#### RECORDED INFORMATION
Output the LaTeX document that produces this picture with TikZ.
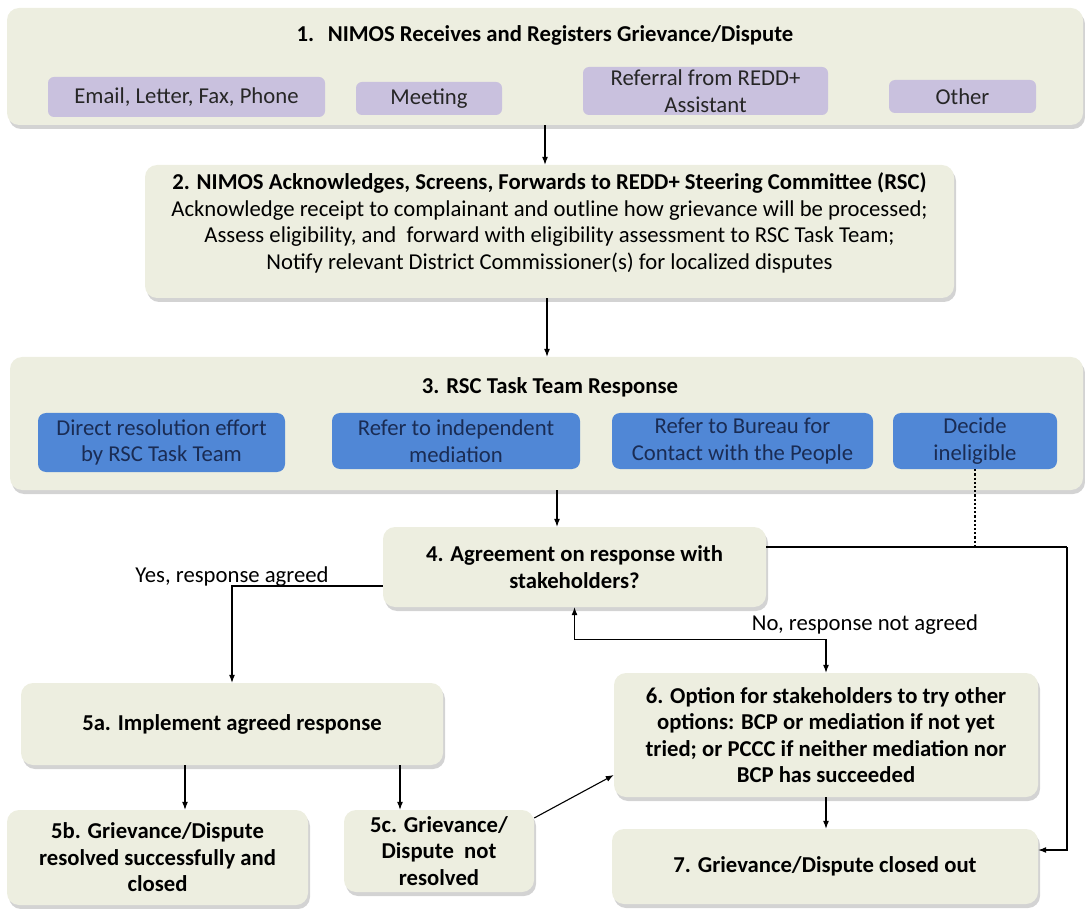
########
#### RECORDED INFORMATION
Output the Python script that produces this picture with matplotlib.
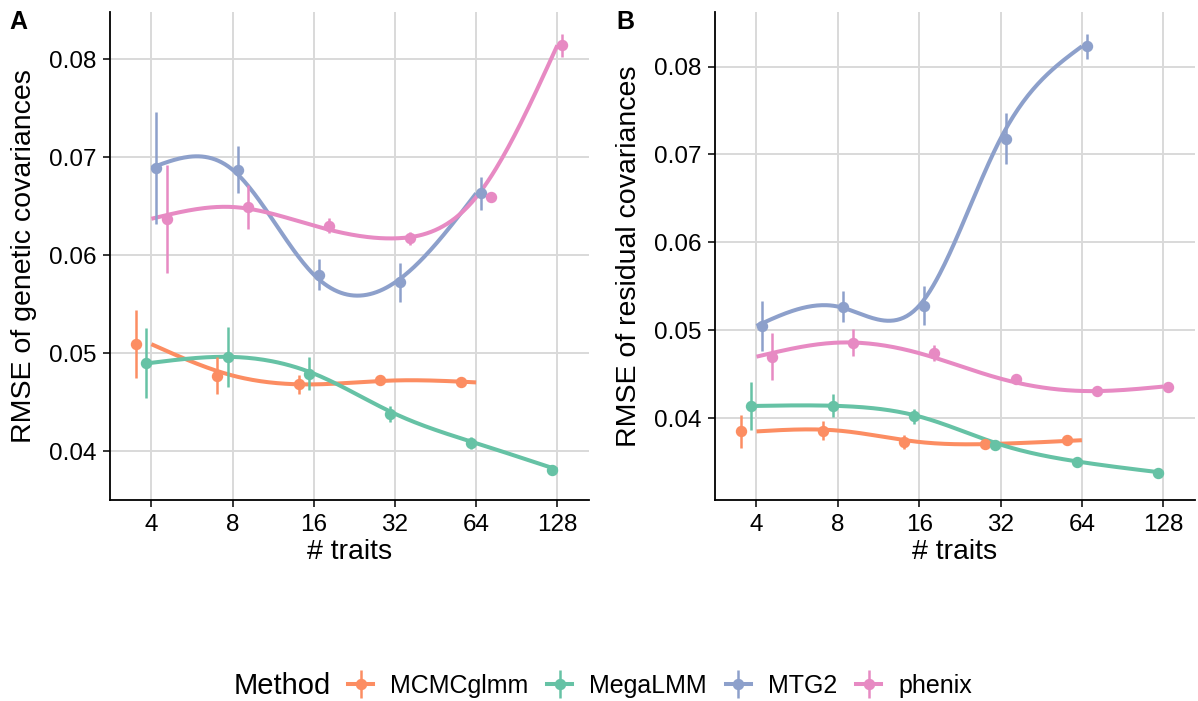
########
#### RECORDED INFORMATION
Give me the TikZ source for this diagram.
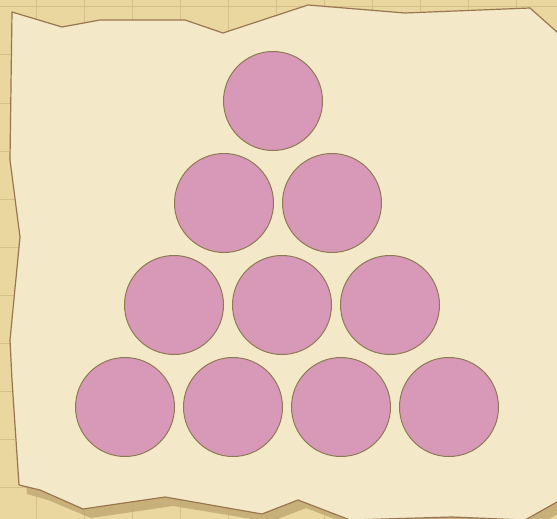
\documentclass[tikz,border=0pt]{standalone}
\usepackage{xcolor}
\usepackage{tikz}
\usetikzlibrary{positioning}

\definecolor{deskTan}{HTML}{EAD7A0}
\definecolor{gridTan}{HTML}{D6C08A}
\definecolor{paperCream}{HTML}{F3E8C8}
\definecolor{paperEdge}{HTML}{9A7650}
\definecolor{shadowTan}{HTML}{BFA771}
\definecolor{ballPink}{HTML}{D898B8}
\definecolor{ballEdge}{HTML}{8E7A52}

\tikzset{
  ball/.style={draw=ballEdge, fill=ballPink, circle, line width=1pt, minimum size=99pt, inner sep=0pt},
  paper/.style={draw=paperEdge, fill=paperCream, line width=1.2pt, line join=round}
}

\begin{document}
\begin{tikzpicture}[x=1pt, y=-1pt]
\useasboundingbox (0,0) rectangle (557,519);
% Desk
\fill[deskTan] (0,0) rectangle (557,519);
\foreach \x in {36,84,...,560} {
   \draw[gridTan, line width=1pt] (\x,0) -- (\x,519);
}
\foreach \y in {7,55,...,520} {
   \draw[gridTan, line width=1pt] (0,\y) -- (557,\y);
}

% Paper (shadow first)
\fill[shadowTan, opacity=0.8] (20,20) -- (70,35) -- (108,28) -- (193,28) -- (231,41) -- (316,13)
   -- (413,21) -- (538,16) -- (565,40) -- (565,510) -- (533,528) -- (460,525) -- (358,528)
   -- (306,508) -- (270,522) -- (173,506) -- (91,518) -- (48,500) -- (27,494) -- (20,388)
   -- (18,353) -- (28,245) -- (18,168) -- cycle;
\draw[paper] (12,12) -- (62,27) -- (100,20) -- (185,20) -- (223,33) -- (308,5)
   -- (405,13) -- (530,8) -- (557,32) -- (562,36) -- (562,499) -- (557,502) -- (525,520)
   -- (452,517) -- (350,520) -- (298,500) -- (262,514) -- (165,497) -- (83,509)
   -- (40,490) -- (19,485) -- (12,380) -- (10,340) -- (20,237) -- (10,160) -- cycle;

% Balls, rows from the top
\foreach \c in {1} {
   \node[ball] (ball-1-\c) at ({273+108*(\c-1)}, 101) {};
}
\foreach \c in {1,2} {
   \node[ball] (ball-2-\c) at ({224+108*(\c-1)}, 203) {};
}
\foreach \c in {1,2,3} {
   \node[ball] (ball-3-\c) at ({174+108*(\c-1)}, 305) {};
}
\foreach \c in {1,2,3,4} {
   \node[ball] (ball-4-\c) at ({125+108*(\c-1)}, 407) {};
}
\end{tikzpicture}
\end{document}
########
• WHAT IS EXPECTED
Give the count of lines in the records that contain "with", and no other text.

• OUTPUT OF THE TASK
2